Print, word for word, every line from the beginning of the listing up to and including the line with "plt.rcParams['hatch.linewidth'] = 0.9". Pictures are to be excluded.

### INFORMATION PROVIDED
□ □ □
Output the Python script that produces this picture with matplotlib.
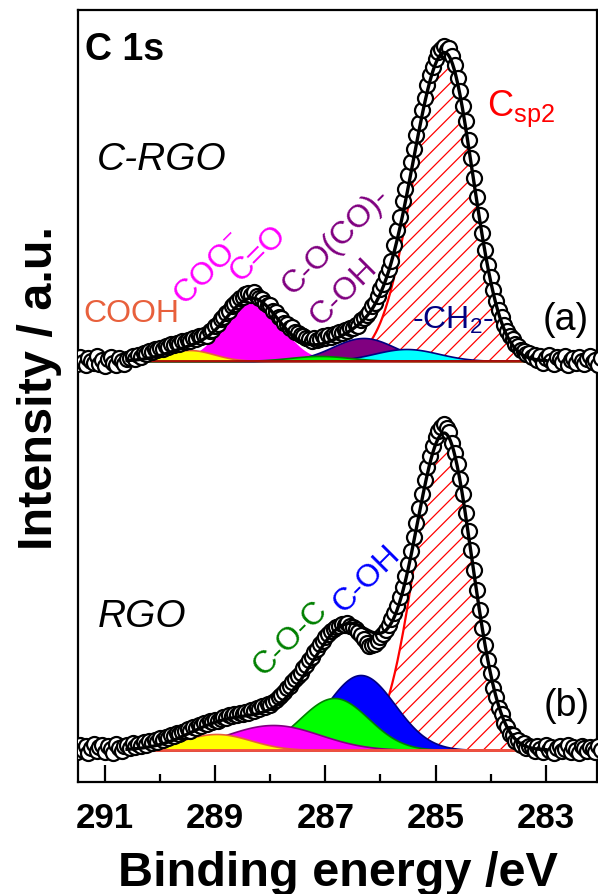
import numpy as np
import matplotlib
matplotlib.use('Agg')
import matplotlib.pyplot as plt

plt.rcParams['font.family'] = ['Liberation Sans', 'DejaVu Sans']
plt.rcParams['mathtext.fontset'] = 'custom'
plt.rcParams['mathtext.rm'] = 'Liberation Sans'
plt.rcParams['mathtext.it'] = 'Liberation Sans:italic'
plt.rcParams['mathtext.bf'] = 'Liberation Sans:bold'
plt.rcParams['hatch.linewidth'] = 0.9

# measured C 1s spectra, 0.05 eV steps starting at 291.55 eV (a.u., above each baseline)
be_start, be_step = 291.55, 0.05
top_counts = [2, -3, 4, -1, -4, 3, 0, -2, 5, -3, 1, -5, 2, 4, -2, -4, 3, 0, -3, 2,
              3, 5, 2, 6, 4, 8, 7, 10, 9, 12, 11, 13, 12, 15, 14, 17, 16, 18, 17, 20,
              19, 21, 20, 23, 22, 25, 24, 26, 25, 30, 31, 35, 37, 42, 44, 48, 50, 55, 57, 60,
              63, 64, 67, 68, 66, 69, 65, 63, 62, 58, 56, 56, 50, 49, 44, 43, 38, 37, 33, 34,
              29, 28, 26, 25, 23, 22, 20, 23, 21, 22, 25, 23, 26, 24, 27, 26, 29, 28, 31, 30,
              33, 33, 36, 35, 41, 43, 46, 49, 55, 58, 65, 72, 77, 85, 92, 100, 116, 131, 144, 160,
              172, 186, 199, 212, 226, 238, 251, 263, 276, 286, 294, 302, 309, 312, 315, 311, 313, 305, 296, 283,
              270, 255, 240, 221, 203, 183, 164, 146, 128, 111, 96, 84, 71, 60, 51, 44, 36, 30, 25, 22,
              17, 15, 11, 10, 7, 8, 4, 6, 1, 5, -2, 3, 6, 0, -3, 4, 2, -1, 5, -4,
              1, 3, -2, 4, 0, -3, 2, 5, -1, 1, -4, 3]
bot_counts = [3, -2, 5, 0, 4, -3, 2, 6, -1, 3, 5, -2, 4, 1, -3, 6, 2, -1, 4,
              5, 2, 7, 3, 6, 4, 8, 5, 9, 7, 10, 8, 12, 10, 13, 12, 15, 14, 17, 16, 18, 19,
              21, 19, 23, 22, 25, 24, 27, 26, 29, 28, 30, 29, 31, 33, 32, 35, 34, 36, 35, 37,
              36, 38, 37, 40, 39, 42, 41, 44, 43, 46, 45, 48, 50, 53, 55, 58, 62, 64, 68, 71,
              74, 77, 82, 85, 90, 93, 98, 101, 106, 109, 113, 116, 119, 121, 123, 124, 126,
              125, 127, 124, 123, 121, 118,
              115, 111, 107, 104, 105, 106, 109, 113, 116, 120, 125,
              131, 137, 144, 153, 163, 174, 186, 199, 213, 227, 242, 256, 270, 283, 294, 304, 313, 319, 323,
              326, 322, 318,
              307, 297, 286, 271, 256, 237, 219, 200, 180, 160, 140, 122, 105, 90, 77, 62, 53, 42, 36, 27,
              23, 16, 15, 9, 10, 5, 7, 2, 4,
              3, -1, 4, 1, -2, 5, 0, 3, -3, 2, 4, -1, 1, 5, -2, 3, 0, -3, 4, 2, -1, 3, 1, -2, 4, 0]

# fitted components: centre (eV), height (a.u.), FWHM on the high / low BE side (eV)
# (a) COOH, COO-/C=O, C-O-C, C-O(CO)/C-OH, -CH2-, Csp2
top_center = [289.47, 288.33, 287.10, 286.31, 285.53, 284.82]
top_height = [11, 62, 5, 23, 12, 302]
top_fwhm_hi = [1.05, 1.16, 1.30, 1.32, 1.37, 1.37]
top_fwhm_lo = [1.05, 1.16, 1.30, 1.32, 1.37, 1.18]
top_base = 421

# (b) COOH, COO-/C=O, C-O-C, C-OH, Csp2
bot_center = [288.98, 287.95, 286.84, 286.36, 284.83]
bot_height = [16, 25, 52, 75, 313]
bot_fwhm_hi = [1.46, 2.00, 1.46, 1.46, 1.28]
bot_fwhm_lo = [1.46, 2.00, 1.46, 1.46, 1.16]
bot_base = 32

fit_hi, fit_lo = 290.6, 283.0


def peak(x, c, h, w_hi, w_lo):
    s = np.where(x >= c, w_hi, w_lo) / 2.3548
    return h * np.exp(-(x - c) ** 2 / (2 * s ** 2))


def envelope(x, cen, hei, w_hi, w_lo):
    y = np.zeros_like(x)
    for c, h, a, b in zip(cen, hei, w_hi, w_lo):
        y += peak(x, c, h, a, b)
    return y


fig = plt.figure(figsize=(5.98, 8.95), dpi=100)
ax = fig.add_axes([78 / 598, 1 - 783 / 895, 519 / 598, 772 / 895])

xf = np.linspace(fit_lo, fit_hi, 800)


def draw_sp2(base, c, h, a, b):
    g = peak(xf, c, h, a, b)
    ax.fill_between(xf, base, base + g, facecolor='white', edgecolor='red',
                    hatch='//', lw=0, zorder=1)
    ax.plot(xf, base + g, color='red', lw=1.6, zorder=1.1)


def draw_comp(base, c, h, a, b, fc, ec, z):
    g = peak(xf, c, h, a, b)
    ax.fill_between(xf, base, base + g, facecolor=fc, edgecolor=ec, lw=1.2, zorder=z)


# (a) C-RGO
draw_sp2(top_base, top_center[5], top_height[5], top_fwhm_hi[5], top_fwhm_lo[5])
top_fc = ['#FFFF00', '#FF00FF', '#00FF00', '#800080', '#00FFFF']
top_ec = ['#E8603C', '#FF00FF', '#008000', '#000080', '#000080']
top_z = [2.5, 2.0, 2.4, 2.1, 2.2]
for i in range(5):
    draw_comp(top_base, top_center[i], top_height[i], top_fwhm_hi[i], top_fwhm_lo[i],
              top_fc[i], top_ec[i], top_z[i])
ax.hlines(top_base, fit_lo, fit_hi, color='#A00000', lw=1.2, zorder=2.6)

# (b) RGO
draw_sp2(bot_base, bot_center[4], bot_height[4], bot_fwhm_hi[4], bot_fwhm_lo[4])
bot_fc = ['#FFFF00', '#FF00FF', '#00FF00', '#0000FF']
bot_ec = ['#E8603C', '#800080', '#008000', '#000080']
bot_z = [2.4, 2.3, 2.2, 2.1]
for i in range(4):
    draw_comp(bot_base, bot_center[i], bot_height[i], bot_fwhm_hi[i], bot_fwhm_lo[i],
              bot_fc[i], bot_ec[i], bot_z[i])
ax.hlines(bot_base, fit_lo, fit_hi, color='#F05040', lw=2, zorder=2.6)

# measured points + fit envelope
for counts, base, cen, hei, a, b in [
        (top_counts, top_base, top_center, top_height, top_fwhm_hi, top_fwhm_lo),
        (bot_counts, bot_base, bot_center, bot_height, bot_fwhm_hi, bot_fwhm_lo)]:
    be = be_start - be_step * np.arange(len(counts))
    ax.plot(be, base + np.array(counts), 'o', ms=10.8, mfc='white', mec='black',
            mew=1.6, zorder=3)
    ax.plot(xf, base + envelope(xf, cen, hei, a, b), color='black', lw=2.4, zorder=4)

ax.set_xlim(291.49, 282.07)
ax.set_ylim(0, 772)
ax.set_yticks([])
ax.set_xticks([291, 289, 287, 285, 283])
ax.set_xticks([290, 288, 286, 284], minor=True)
ax.tick_params(axis='x', which='major', direction='in', length=12, width=1.6,
               labelsize=25, pad=14)
ax.tick_params(axis='x', which='minor', direction='in', length=6, width=1.6)
for lab in ax.get_xticklabels():
    lab.set_fontweight('bold')
for sp in ax.spines.values():
    sp.set_linewidth(1.6)

ax.set_xlabel('Binding energy /eV', fontsize=35, fontweight='bold', labelpad=11)
fig.text(40 / 598, 1 - 388 / 895, 'Intensity / a.u.', rotation=90, fontsize=35,
         fontweight='bold', ha='center', va='center')

# annotations
ax.text(291.36, 733, 'C 1s', fontsize=27, fontweight='bold', va='center')
ax.text(291.145, 623, 'C-RGO', fontsize=28, style='italic', va='center')
ax.text(291.13, 166, 'RGO', fontsize=28, style='italic', va='center')
ax.text(283.05, 463, '(a)', fontsize=27, va='center')
ax.text(283.04, 77, '(b)', fontsize=27, va='center')
ax.text(284.06, 674, r'C$_{\mathrm{sp2}}$', fontsize=26, color='red', va='center')
ax.text(285.42, 463, r'-CH$_2$-', fontsize=23, color='#000080', va='center')
ax.text(291.4, 469, 'COOH', fontsize=23, color='#E8603C', va='center')
rot = dict(rotation=45, rotation_mode='anchor', ha='left', va='baseline', fontsize=23)
ax.text(289.56, 476, r'COO$^{-}$', color='#FF00FF', **rot)
ax.text(288.55, 500, 'C=O', color='#FF00FF', **rot)
ax.text(287.60, 487, 'C-O(CO)-', color='#800080', **rot)
ax.text(287.09, 456, 'C-OH', color='#800080', **rot)
ax.text(288.12, 106, 'C-O-C', color='#008000', **rot)
ax.text(286.67, 169, 'C-OH', color='#0000FF', **rot)

fig.savefig('out.png', dpi=100)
□ □ □
### EXERCISE SOLUTION
Output the Python script that produces this picture with matplotlib.
import numpy as np
import matplotlib
matplotlib.use('Agg')
import matplotlib.pyplot as plt

plt.rcParams['font.family'] = ['Liberation Sans', 'DejaVu Sans']
plt.rcParams['mathtext.fontset'] = 'custom'
plt.rcParams['mathtext.rm'] = 'Liberation Sans'
plt.rcParams['mathtext.it'] = 'Liberation Sans:italic'
plt.rcParams['mathtext.bf'] = 'Liberation Sans:bold'
plt.rcParams['hatch.linewidth'] = 0.9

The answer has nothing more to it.